Recently I’ve hit a weird spell where I’ve struggled to write fiction. There are a few factors for this, and I’m working through them in my mind. I might share more on that later.
During this time I’ve continued to journal daily, and continued to pour myself into books. Since my early twenties, I’ve noticed a pattern with my reading habits. If I stick too long in fiction, non-fiction, history, self-help, etc, I burn out. So, as a force of habit, and also following my own instincts, I shake things up a few times a year.
For several months, I poured myself into the Mistborne and Way of Kings series from Brandon Sanderson. These have been an amazing read, and kept the flame alive for my desire to build stories and fictional worlds.

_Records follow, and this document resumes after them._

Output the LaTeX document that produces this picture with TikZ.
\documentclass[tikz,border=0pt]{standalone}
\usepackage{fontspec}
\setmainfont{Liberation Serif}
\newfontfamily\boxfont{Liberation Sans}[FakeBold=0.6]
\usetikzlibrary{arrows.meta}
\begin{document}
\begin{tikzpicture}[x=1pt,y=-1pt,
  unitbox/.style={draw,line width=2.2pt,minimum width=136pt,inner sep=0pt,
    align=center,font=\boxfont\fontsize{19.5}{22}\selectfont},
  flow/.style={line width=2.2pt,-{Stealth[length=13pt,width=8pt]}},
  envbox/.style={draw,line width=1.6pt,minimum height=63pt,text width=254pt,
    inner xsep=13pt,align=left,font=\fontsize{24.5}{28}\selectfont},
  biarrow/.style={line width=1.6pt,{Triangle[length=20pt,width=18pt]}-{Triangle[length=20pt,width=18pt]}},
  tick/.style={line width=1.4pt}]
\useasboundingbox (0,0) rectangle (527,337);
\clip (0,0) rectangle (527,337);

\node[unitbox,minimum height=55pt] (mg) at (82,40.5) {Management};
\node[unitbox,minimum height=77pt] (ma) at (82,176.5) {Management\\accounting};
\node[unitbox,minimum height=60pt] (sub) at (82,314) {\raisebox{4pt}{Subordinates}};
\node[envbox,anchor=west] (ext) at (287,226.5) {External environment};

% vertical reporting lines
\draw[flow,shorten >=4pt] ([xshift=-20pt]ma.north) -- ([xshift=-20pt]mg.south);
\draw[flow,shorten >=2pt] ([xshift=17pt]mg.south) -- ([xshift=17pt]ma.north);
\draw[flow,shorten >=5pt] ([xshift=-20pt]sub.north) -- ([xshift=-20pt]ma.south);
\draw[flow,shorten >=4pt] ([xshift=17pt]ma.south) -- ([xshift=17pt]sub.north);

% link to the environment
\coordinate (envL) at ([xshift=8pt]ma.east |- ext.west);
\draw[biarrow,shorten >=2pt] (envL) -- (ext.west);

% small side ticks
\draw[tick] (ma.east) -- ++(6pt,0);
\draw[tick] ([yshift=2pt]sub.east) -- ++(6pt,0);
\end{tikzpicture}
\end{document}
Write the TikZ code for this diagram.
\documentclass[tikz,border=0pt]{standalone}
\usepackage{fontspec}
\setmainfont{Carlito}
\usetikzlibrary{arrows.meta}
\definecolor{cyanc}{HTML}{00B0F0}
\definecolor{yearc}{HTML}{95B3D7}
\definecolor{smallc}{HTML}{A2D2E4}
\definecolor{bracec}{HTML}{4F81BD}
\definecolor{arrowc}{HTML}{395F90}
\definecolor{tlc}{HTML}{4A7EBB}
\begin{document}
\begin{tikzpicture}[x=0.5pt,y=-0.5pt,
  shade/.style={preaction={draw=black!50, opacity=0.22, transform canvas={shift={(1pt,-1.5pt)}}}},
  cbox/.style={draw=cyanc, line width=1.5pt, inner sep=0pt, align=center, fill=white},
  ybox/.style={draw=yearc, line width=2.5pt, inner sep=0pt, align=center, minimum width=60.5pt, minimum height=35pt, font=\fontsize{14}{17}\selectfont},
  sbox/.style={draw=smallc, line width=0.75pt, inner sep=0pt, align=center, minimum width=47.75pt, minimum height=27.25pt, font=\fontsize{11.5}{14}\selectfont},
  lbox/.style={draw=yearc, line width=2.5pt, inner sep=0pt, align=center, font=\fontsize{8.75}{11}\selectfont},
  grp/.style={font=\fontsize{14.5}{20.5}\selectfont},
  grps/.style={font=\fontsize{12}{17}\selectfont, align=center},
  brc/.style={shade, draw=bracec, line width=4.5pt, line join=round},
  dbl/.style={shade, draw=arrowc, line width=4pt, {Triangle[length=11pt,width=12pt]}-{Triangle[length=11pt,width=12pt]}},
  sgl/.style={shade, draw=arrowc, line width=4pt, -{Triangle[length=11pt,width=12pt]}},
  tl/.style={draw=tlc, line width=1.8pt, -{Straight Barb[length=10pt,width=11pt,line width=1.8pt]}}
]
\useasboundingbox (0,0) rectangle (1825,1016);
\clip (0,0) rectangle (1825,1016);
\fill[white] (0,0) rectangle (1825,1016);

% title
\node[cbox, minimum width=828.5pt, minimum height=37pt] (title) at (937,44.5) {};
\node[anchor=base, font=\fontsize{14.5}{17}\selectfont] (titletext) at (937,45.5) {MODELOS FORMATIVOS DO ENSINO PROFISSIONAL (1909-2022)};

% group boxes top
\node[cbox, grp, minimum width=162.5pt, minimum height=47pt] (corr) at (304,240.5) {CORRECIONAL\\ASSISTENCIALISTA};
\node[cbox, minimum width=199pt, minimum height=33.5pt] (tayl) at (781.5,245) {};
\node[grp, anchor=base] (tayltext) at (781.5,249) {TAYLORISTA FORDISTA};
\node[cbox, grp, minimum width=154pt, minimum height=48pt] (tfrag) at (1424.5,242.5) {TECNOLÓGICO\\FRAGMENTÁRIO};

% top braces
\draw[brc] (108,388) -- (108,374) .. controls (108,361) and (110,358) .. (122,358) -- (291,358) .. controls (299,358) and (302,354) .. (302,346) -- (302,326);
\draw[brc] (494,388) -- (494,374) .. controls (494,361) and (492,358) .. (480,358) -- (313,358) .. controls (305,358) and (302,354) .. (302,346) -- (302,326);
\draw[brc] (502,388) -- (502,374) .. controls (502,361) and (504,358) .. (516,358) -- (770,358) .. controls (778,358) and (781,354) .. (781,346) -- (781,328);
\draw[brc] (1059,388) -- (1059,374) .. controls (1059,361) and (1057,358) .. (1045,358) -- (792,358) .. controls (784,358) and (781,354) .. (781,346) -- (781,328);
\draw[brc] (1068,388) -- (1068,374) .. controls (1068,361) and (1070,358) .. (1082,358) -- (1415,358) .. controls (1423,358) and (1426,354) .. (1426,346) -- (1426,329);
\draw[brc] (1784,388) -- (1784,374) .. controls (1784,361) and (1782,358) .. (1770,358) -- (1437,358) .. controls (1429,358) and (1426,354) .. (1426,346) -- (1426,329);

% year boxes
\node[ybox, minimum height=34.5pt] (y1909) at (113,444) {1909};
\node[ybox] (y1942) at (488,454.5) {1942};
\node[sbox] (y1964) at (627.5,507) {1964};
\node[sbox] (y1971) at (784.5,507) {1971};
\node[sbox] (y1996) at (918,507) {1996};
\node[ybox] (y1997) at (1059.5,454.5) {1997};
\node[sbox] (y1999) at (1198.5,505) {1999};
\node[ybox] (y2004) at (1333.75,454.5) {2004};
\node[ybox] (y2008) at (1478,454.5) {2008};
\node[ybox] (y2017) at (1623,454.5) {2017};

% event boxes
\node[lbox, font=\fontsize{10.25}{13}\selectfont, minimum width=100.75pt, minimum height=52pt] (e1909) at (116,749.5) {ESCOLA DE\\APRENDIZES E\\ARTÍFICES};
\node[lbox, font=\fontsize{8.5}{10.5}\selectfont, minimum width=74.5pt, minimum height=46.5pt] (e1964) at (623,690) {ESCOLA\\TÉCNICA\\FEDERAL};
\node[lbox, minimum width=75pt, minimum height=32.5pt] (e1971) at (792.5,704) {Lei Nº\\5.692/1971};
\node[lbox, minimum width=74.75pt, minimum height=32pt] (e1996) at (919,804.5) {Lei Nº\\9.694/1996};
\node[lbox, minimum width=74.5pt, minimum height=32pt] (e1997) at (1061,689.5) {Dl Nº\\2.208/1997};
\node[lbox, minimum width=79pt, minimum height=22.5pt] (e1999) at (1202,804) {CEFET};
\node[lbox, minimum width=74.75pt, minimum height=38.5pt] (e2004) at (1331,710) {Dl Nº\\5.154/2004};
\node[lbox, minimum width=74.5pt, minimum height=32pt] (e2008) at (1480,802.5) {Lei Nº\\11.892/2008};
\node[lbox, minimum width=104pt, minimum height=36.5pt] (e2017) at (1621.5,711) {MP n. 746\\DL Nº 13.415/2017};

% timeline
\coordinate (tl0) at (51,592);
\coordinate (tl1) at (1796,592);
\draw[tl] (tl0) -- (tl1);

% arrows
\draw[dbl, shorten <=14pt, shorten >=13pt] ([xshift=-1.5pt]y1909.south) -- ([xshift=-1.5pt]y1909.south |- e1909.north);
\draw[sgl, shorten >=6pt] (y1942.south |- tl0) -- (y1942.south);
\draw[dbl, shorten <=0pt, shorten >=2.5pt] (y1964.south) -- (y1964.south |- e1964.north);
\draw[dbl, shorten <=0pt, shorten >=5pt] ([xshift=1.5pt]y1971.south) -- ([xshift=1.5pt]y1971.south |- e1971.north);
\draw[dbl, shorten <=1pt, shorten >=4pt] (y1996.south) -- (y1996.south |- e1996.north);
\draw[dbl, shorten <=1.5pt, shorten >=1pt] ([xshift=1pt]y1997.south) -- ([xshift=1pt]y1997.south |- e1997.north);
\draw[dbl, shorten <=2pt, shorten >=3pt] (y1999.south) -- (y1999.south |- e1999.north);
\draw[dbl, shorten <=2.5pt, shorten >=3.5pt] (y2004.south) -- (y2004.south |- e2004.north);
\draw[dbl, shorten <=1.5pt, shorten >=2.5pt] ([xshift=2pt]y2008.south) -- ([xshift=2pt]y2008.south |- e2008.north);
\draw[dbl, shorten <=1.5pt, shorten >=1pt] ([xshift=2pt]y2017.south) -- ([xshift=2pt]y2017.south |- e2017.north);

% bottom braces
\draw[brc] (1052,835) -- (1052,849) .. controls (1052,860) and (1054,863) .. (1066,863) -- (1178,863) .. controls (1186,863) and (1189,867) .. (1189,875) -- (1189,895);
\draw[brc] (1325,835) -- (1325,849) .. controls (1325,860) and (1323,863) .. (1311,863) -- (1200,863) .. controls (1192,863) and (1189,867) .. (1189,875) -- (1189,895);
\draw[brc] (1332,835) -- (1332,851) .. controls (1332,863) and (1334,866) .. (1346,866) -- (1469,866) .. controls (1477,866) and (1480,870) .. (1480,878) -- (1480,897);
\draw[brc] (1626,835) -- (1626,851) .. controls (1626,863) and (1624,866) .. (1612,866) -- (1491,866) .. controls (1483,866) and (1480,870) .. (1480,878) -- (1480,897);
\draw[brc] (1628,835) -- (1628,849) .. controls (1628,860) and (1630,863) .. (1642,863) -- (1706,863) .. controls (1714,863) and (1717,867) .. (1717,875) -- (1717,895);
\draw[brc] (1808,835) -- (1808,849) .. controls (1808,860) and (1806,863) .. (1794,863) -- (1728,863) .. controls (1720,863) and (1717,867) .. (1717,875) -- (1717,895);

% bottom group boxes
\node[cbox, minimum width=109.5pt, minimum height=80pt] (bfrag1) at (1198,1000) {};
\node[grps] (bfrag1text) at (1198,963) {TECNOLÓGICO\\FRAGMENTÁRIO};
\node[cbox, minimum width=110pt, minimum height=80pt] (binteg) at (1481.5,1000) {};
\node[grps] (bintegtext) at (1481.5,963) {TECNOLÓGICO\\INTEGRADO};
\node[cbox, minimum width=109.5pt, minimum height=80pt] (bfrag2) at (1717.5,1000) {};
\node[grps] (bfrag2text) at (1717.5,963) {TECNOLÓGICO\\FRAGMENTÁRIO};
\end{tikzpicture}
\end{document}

The important thing for me, though, when it comes to reading, is to not make it feel like a homework assignment. If a book starts to drag, I’ll pause it. If the topic meanders in the wrong direction, I’ll just stop. I don’t want this thing that I do to become a drudgery. It has value and helps me grow to become a better person. But that shouldn’t happen at the expense of the pure joy of reading.
I’m trying to ensure that not every aspect of my life feels like it’s leading to something. Some things we do should be for the thing itself, and not for the hope that it will help us capitalize on it at a later time.
So, after a multi-month fiction stint, I pivoted to a handful of books (and podcasts) on other topics. I’ll probably come back around to the fiction in a few weeks, especially since I’m excited to see where the next Brandon Sanderson book takes me.
Note: Almost all of my reading is through audio. I still the wrong verb intentionally, as it rolls of the tongue better.